> [Exercise objective]:
Retype the lines beneath this one, from the first through the line containing "gpc_err_30 = [0.087, 0.050, 0.025, 0.021]". Pictures are left out.

> [Provided material]:

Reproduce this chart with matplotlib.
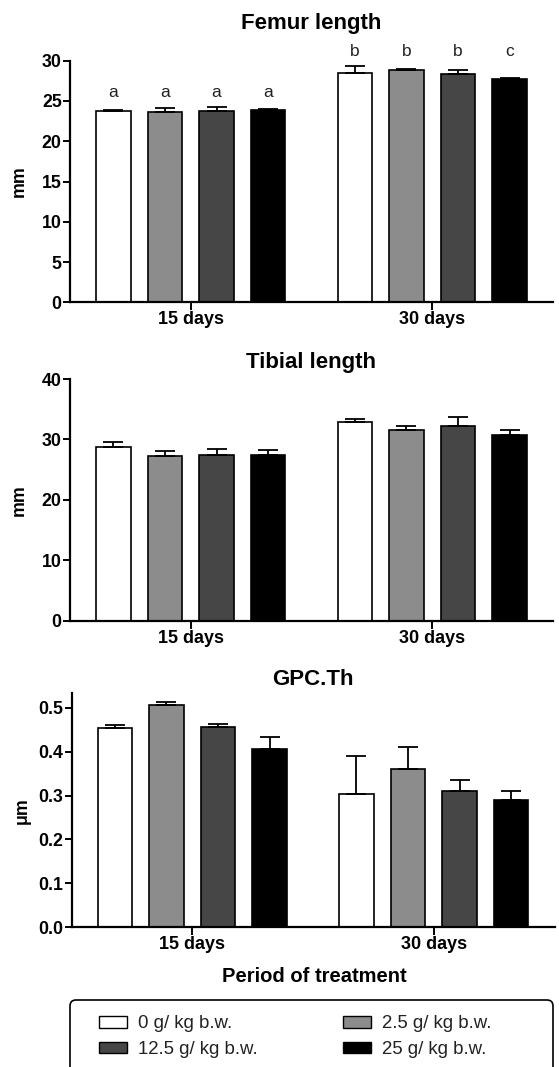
import matplotlib
matplotlib.use("Agg")
import matplotlib.pyplot as plt
import numpy as np
from matplotlib.patches import FancyBboxPatch, Patch
from matplotlib.transforms import IdentityTransform

plt.rcParams['font.family'] = ['Liberation Sans', 'DejaVu Sans']

# ---------------- data ----------------
periods = ["15 days", "30 days"]
doses = ["0 g/ kg b.w.", "2.5 g/ kg b.w.", "12.5 g/ kg b.w.", "25 g/ kg b.w."]
colors = ["#ffffff", "#8c8c8c", "#464646", "#000000"]

femur_mean_15 = [23.8, 23.6, 23.7, 23.9]
femur_err_15 = [0.08, 0.5, 0.5, 0.08]
femur_mean_30 = [28.5, 28.8, 28.4, 27.7]
femur_err_30 = [0.9, 0.2, 0.5, 0.2]
femur_letters_15 = ["a", "a", "a", "a"]
femur_letters_30 = ["b", "b", "b", "c"]

tibia_mean_15 = [28.7, 27.3, 27.5, 27.5]
tibia_err_15 = [0.9, 0.8, 0.9, 0.7]
tibia_mean_30 = [32.9, 31.5, 32.3, 30.8]
tibia_err_30 = [0.4, 0.8, 1.4, 0.7]

gpc_mean_15 = [0.454, 0.506, 0.456, 0.405]
gpc_err_15 = [0.007, 0.008, 0.007, 0.029]
gpc_mean_30 = [0.303, 0.360, 0.311, 0.290]
gpc_err_30 = [0.087, 0.050, 0.025, 0.021]

W, H = 559, 1067
fig = plt.figure(figsize=(W / 100, H / 100), dpi=100)
fig.patch.set_facecolor("white")


def rect(left, right, top, bottom):
    return [left / W, 1 - bottom / H, (right - left) / W, (bottom - top) / H]


offsets = np.array([-1.5, -0.5, 0.5, 1.5]) * 0.2135
bar_w = 0.143
TICK_FS = 12.8


def panel(r, m15, e15, m30, e30, ylim, yticks, yticklabels, ylabel, title, title_base, ylab_x,
          letters=None, letter_y=None):
    ax = fig.add_axes(r)
    x = np.arange(len(periods))
    for i in range(4):
        means = [m15[i], m30[i]]
        errs = [e15[i], e30[i]]
        ax.bar(x + offsets[i], means, width=bar_w, color=colors[i], edgecolor="black",
               linewidth=1.2, zorder=2)
        ax.errorbar(x + offsets[i], means, yerr=[[0, 0], errs], fmt="none", ecolor="black",
                    elinewidth=1.3, capsize=7.5, capthick=1.3, zorder=3)
    ax.set_xlim(-0.5, 1.5)
    ax.set_ylim(*ylim)
    ax.set_yticks(yticks)
    ax.set_yticklabels(yticklabels, fontsize=TICK_FS, fontweight="bold")
    ax.set_xticks(x)
    ax.set_xticklabels(periods, fontsize=13, fontweight="bold")
    for s in ["top", "right"]:
        ax.spines[s].set_visible(False)
    for s in ["left", "bottom"]:
        ax.spines[s].set_linewidth(1.6)
    ax.tick_params(axis="y", direction="out", length=5, width=1.4, pad=1)
    ax.tick_params(axis="x", direction="out", length=5.5, width=1.4, pad=1)
    ax.set_ylabel(ylabel, fontsize=12.8, fontweight="bold")
    ax.yaxis.set_label_coords(ylab_x, 0.5)
    fig.text(0.5 * (r[0] * 2 + r[2]), 1 - title_base / H, title, ha="center", va="baseline",
             fontsize=16, fontweight="bold")
    if letters is not None:
        for j, lets in enumerate(letters):
            for i in range(4):
                ax.text(x[j] + offsets[i], letter_y[j], lets[i], ha="center", va="center",
                        fontsize=12.5, color="#222222", clip_on=False)
    ax.set_facecolor("none")
    return ax


panel(rect(70, 553, 60.7, 302.3), femur_mean_15, femur_err_15, femur_mean_30, femur_err_30,
      (0, 30), [0, 5, 10, 15, 20, 25, 30], ["0", "5", "10", "15", "20", "25", "30"], "mm",
      "Femur length", 29.5, -0.087,
      letters=[femur_letters_15, femur_letters_30], letter_y=[26.1, 31.1])

panel(rect(70, 553, 379, 620.7), tibia_mean_15, tibia_err_15, tibia_mean_30, tibia_err_30,
      (0, 40), [0, 10, 20, 30, 40], ["0", "10", "20", "30", "40"], "mm",
      "Tibial length", 368, -0.087)

panel(rect(71.5, 554.5, 693.3, 927.3), gpc_mean_15, gpc_err_15, gpc_mean_30, gpc_err_30,
      (0, 0.533), [0, 0.1, 0.2, 0.3, 0.4, 0.5], ["0.0", "0.1", "0.2", "0.3", "0.4", "0.5"], "μm",
      "GPC.Th", 685, -0.085)

fig.text(314.5 / W, 1 - 977 / H, "Period of treatment", ha="center", va="center",
         fontsize=14.5, fontweight="bold")

# legend frame (bottom cut off by the figure edge, as in the reference)
frame = FancyBboxPatch((70, -20), 483, (H - 1000) + 20,
                       boxstyle="round,pad=0,rounding_size=6",
                       transform=IdentityTransform(), facecolor="none",
                       edgecolor="black", linewidth=1.2)
fig.patches.append(frame)

handles = [Patch(facecolor=c, edgecolor="black", linewidth=1.0) for c in colors]
order = [0, 2, 1, 3]
fig.legend([handles[i] for i in order], [doses[i] for i in order], ncol=2,
           loc="upper left", bbox_to_anchor=(99 / W, 1 - 1015.5 / H),
           bbox_transform=fig.transFigure, frameon=False, borderpad=0, borderaxespad=0,
           handlelength=1.5, handleheight=0.58, handletextpad=0.6, columnspacing=4.6,
           labelspacing=0.46, prop={"size": 13.4}, labelcolor="#222222")

fig.savefig("out.png", dpi=100, facecolor="white")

> [Answer to the problem]:
Reproduce this chart with matplotlib.
import matplotlib
matplotlib.use("Agg")
import matplotlib.pyplot as plt
import numpy as np
from matplotlib.patches import FancyBboxPatch, Patch
from matplotlib.transforms import IdentityTransform

plt.rcParams['font.family'] = ['Liberation Sans', 'DejaVu Sans']

# ---------------- data ----------------
periods = ["15 days", "30 days"]
doses = ["0 g/ kg b.w.", "2.5 g/ kg b.w.", "12.5 g/ kg b.w.", "25 g/ kg b.w."]
colors = ["#ffffff", "#8c8c8c", "#464646", "#000000"]

femur_mean_15 = [23.8, 23.6, 23.7, 23.9]
femur_err_15 = [0.08, 0.5, 0.5, 0.08]
femur_mean_30 = [28.5, 28.8, 28.4, 27.7]
femur_err_30 = [0.9, 0.2, 0.5, 0.2]
femur_letters_15 = ["a", "a", "a", "a"]
femur_letters_30 = ["b", "b", "b", "c"]

tibia_mean_15 = [28.7, 27.3, 27.5, 27.5]
tibia_err_15 = [0.9, 0.8, 0.9, 0.7]
tibia_mean_30 = [32.9, 31.5, 32.3, 30.8]
tibia_err_30 = [0.4, 0.8, 1.4, 0.7]

gpc_mean_15 = [0.454, 0.506, 0.456, 0.405]
gpc_err_15 = [0.007, 0.008, 0.007, 0.029]
gpc_mean_30 = [0.303, 0.360, 0.311, 0.290]
gpc_err_30 = [0.087, 0.050, 0.025, 0.021]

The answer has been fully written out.